EXERCISE:
Pick out and copy every line below that has the word "this".
-=-=-
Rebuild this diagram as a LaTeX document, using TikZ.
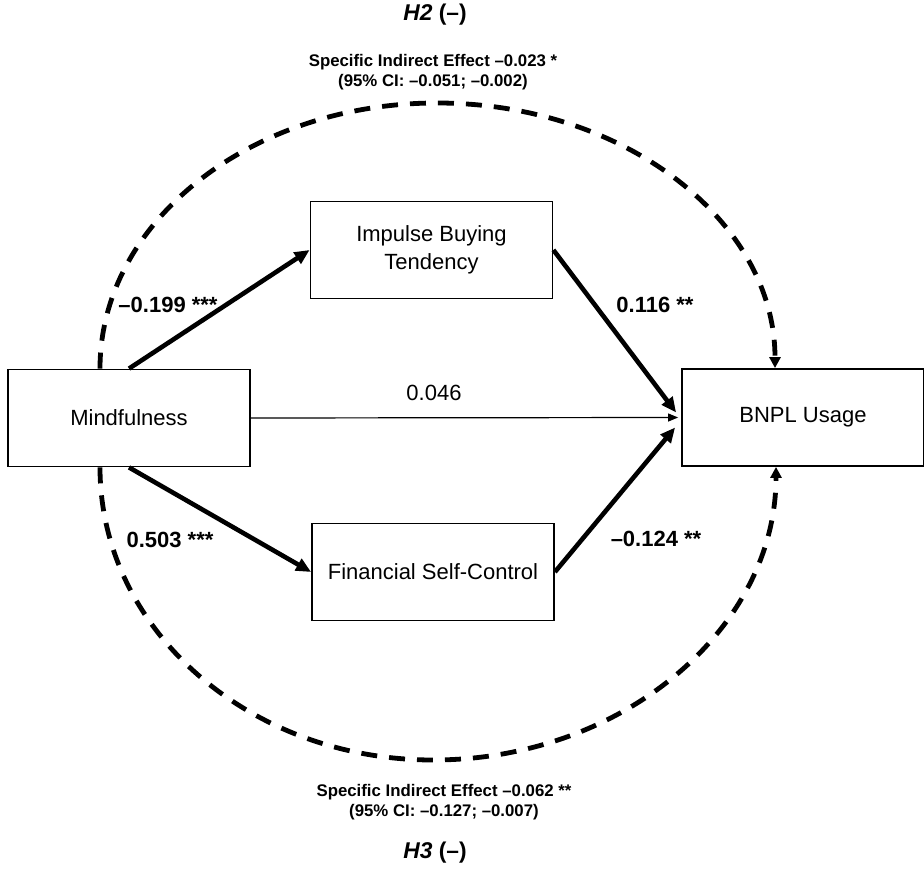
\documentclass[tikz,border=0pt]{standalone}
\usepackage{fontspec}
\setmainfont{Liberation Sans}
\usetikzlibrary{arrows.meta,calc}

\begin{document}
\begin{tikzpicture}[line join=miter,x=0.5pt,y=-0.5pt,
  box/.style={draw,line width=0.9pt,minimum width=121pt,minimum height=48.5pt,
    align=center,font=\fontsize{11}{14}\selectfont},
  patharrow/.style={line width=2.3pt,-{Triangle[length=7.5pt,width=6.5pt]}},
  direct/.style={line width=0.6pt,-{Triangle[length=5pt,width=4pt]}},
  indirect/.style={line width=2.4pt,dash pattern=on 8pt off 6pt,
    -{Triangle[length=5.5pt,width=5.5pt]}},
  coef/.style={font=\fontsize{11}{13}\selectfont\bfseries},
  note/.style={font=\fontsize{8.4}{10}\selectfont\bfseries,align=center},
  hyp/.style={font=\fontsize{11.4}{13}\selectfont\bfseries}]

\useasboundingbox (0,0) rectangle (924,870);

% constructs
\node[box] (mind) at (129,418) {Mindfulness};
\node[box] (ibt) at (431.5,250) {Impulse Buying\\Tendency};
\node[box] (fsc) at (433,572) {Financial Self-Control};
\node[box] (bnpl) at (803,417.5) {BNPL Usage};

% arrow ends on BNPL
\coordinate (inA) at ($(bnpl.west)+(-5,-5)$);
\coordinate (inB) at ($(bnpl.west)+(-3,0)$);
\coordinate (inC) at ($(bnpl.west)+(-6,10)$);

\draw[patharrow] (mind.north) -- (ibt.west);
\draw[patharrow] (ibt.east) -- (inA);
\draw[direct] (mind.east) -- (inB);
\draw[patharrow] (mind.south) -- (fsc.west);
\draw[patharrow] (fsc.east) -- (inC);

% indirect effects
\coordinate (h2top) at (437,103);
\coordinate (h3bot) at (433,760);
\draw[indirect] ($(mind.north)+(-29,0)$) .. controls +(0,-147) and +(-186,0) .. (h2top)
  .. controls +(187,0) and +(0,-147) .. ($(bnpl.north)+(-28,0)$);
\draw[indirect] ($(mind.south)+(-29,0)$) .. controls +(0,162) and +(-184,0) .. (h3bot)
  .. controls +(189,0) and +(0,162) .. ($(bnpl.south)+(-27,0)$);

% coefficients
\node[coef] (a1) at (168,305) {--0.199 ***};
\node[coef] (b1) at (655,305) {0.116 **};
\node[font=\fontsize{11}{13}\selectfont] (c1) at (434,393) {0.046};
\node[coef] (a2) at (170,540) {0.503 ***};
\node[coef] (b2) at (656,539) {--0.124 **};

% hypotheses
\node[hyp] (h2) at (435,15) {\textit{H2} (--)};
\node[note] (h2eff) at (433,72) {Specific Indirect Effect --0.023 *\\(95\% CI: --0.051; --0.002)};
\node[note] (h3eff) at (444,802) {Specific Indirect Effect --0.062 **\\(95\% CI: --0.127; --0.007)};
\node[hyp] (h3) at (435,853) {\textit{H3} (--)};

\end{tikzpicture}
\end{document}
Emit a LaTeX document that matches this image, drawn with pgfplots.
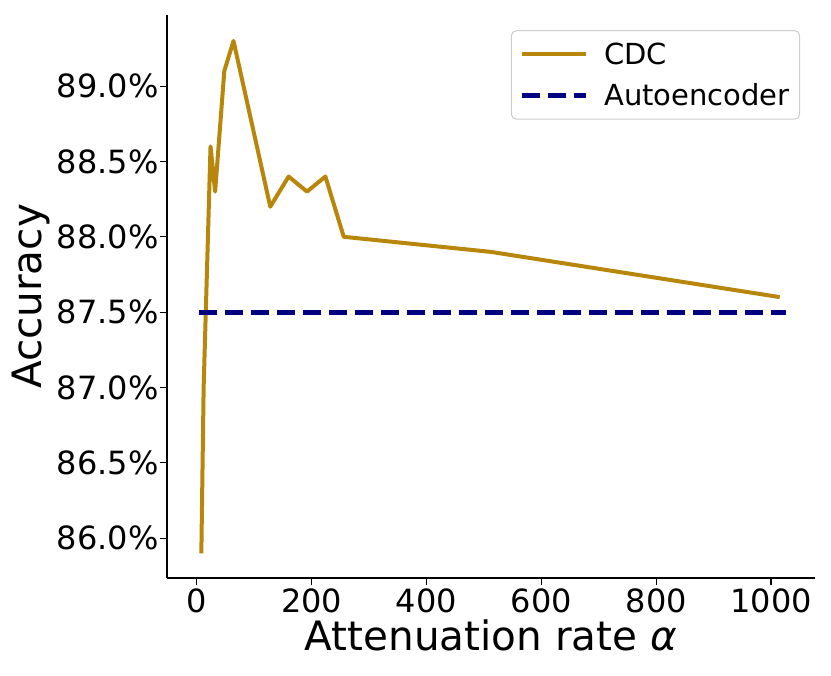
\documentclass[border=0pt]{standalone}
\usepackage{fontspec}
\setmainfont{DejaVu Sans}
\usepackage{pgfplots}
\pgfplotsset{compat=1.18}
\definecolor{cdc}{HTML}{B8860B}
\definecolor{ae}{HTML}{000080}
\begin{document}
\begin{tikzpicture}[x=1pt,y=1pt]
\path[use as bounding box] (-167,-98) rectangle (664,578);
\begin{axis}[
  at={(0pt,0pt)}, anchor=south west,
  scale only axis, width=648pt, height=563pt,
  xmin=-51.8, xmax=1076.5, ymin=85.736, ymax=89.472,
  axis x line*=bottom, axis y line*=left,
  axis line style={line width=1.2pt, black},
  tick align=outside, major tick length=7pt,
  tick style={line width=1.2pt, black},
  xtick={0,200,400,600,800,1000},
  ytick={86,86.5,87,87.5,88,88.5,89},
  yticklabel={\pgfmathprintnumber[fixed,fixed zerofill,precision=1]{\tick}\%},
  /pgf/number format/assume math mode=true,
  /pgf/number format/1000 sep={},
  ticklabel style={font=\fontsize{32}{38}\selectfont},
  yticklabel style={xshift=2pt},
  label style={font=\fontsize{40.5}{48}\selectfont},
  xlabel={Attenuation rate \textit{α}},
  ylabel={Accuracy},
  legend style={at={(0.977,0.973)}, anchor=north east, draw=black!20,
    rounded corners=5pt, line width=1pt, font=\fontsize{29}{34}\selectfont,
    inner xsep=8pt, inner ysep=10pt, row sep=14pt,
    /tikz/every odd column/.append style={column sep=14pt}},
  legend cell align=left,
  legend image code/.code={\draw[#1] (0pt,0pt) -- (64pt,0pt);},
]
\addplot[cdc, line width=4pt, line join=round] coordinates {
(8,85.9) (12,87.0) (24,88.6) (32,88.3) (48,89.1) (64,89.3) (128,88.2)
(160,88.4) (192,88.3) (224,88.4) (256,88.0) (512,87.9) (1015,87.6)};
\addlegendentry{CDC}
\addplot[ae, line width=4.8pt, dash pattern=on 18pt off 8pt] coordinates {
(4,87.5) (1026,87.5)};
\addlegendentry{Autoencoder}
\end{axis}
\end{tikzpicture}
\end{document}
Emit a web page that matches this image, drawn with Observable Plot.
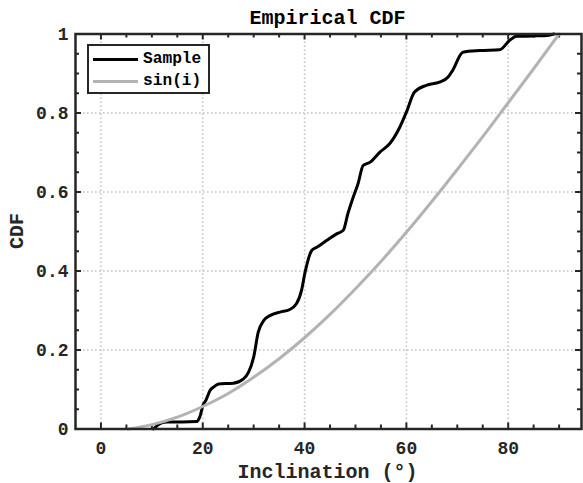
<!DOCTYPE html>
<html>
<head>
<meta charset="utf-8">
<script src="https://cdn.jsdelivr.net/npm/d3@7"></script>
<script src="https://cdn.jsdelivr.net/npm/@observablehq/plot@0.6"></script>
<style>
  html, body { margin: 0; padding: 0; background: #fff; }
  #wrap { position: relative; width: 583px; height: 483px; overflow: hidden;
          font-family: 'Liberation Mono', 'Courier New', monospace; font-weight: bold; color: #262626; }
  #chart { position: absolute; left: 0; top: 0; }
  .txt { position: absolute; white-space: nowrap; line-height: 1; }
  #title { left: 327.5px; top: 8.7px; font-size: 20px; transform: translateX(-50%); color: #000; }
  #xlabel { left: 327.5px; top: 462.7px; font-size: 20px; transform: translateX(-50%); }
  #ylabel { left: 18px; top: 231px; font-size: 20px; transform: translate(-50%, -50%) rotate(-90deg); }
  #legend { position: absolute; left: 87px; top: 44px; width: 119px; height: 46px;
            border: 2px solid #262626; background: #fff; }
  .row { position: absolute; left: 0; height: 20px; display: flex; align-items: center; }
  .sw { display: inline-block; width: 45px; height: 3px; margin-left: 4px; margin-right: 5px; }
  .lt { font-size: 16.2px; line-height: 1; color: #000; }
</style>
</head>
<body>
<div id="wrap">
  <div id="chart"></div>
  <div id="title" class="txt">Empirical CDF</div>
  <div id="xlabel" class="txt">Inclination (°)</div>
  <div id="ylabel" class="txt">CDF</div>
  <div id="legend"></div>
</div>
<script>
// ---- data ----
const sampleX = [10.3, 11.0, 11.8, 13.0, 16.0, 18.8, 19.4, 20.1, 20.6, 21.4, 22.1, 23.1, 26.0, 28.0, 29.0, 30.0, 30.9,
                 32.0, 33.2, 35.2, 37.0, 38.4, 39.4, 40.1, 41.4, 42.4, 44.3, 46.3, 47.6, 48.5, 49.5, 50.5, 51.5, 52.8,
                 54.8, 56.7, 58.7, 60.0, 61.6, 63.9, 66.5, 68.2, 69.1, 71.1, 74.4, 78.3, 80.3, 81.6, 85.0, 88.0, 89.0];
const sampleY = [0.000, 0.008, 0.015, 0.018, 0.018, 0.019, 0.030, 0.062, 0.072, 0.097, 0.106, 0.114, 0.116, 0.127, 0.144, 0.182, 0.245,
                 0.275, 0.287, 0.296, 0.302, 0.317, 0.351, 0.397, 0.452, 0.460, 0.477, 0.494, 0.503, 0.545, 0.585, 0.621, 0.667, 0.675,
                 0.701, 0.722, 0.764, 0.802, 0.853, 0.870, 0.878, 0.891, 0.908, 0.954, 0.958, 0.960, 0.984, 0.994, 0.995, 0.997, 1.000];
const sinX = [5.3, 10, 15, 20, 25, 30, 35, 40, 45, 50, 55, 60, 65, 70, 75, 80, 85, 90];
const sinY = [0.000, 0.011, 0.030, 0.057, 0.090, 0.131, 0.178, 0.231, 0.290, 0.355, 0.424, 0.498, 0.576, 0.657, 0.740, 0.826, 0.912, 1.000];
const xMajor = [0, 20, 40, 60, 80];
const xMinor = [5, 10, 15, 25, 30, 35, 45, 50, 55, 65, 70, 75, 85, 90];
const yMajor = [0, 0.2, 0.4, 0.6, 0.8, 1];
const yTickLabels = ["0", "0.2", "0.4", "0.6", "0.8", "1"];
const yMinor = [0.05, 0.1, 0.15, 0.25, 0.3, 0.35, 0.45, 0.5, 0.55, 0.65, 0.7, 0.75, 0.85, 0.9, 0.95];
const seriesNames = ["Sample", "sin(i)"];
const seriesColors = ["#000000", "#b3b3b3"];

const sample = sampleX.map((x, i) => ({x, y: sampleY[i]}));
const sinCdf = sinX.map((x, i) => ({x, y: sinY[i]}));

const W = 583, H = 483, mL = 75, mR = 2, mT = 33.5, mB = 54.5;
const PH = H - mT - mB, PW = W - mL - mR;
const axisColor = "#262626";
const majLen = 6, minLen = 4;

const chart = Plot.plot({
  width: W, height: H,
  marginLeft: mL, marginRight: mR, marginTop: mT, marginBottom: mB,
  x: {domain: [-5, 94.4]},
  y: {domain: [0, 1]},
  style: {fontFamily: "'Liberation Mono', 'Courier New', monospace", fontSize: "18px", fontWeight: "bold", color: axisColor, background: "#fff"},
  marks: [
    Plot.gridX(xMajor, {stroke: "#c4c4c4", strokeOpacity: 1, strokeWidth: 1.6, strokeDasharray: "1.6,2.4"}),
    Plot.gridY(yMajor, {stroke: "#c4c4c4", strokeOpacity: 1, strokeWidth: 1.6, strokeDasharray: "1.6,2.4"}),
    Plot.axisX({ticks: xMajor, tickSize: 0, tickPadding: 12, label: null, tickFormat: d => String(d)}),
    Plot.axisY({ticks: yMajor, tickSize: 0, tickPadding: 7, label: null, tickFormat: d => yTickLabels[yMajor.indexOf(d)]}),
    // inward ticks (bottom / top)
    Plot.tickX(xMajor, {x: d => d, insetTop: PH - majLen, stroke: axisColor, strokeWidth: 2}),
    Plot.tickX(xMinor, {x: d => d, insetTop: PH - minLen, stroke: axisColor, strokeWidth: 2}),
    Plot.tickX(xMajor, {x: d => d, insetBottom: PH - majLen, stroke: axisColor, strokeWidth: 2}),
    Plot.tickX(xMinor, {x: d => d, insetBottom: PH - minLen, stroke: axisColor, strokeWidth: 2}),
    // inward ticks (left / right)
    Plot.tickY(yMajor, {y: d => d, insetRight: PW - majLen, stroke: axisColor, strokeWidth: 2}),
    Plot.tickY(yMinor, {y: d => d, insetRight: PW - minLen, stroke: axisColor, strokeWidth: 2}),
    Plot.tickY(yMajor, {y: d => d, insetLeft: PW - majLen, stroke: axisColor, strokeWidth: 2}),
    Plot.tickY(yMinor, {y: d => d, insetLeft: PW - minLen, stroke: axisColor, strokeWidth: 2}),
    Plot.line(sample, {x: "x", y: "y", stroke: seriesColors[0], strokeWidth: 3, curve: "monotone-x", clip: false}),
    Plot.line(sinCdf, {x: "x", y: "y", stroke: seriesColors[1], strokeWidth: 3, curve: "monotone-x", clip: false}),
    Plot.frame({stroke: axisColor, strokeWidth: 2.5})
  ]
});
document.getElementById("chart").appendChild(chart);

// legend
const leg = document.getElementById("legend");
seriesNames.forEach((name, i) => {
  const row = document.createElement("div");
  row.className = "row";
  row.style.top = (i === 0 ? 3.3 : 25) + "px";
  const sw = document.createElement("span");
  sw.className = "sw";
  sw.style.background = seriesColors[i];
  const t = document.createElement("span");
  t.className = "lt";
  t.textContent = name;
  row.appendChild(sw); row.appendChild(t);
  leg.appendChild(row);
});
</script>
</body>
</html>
-=-=-
REPLY TO THE EXERCISE:
Rebuild this diagram as a LaTeX document, using TikZ.
Emit a LaTeX document that matches this image, drawn with pgfplots.
Emit a web page that matches this image, drawn with Observable Plot.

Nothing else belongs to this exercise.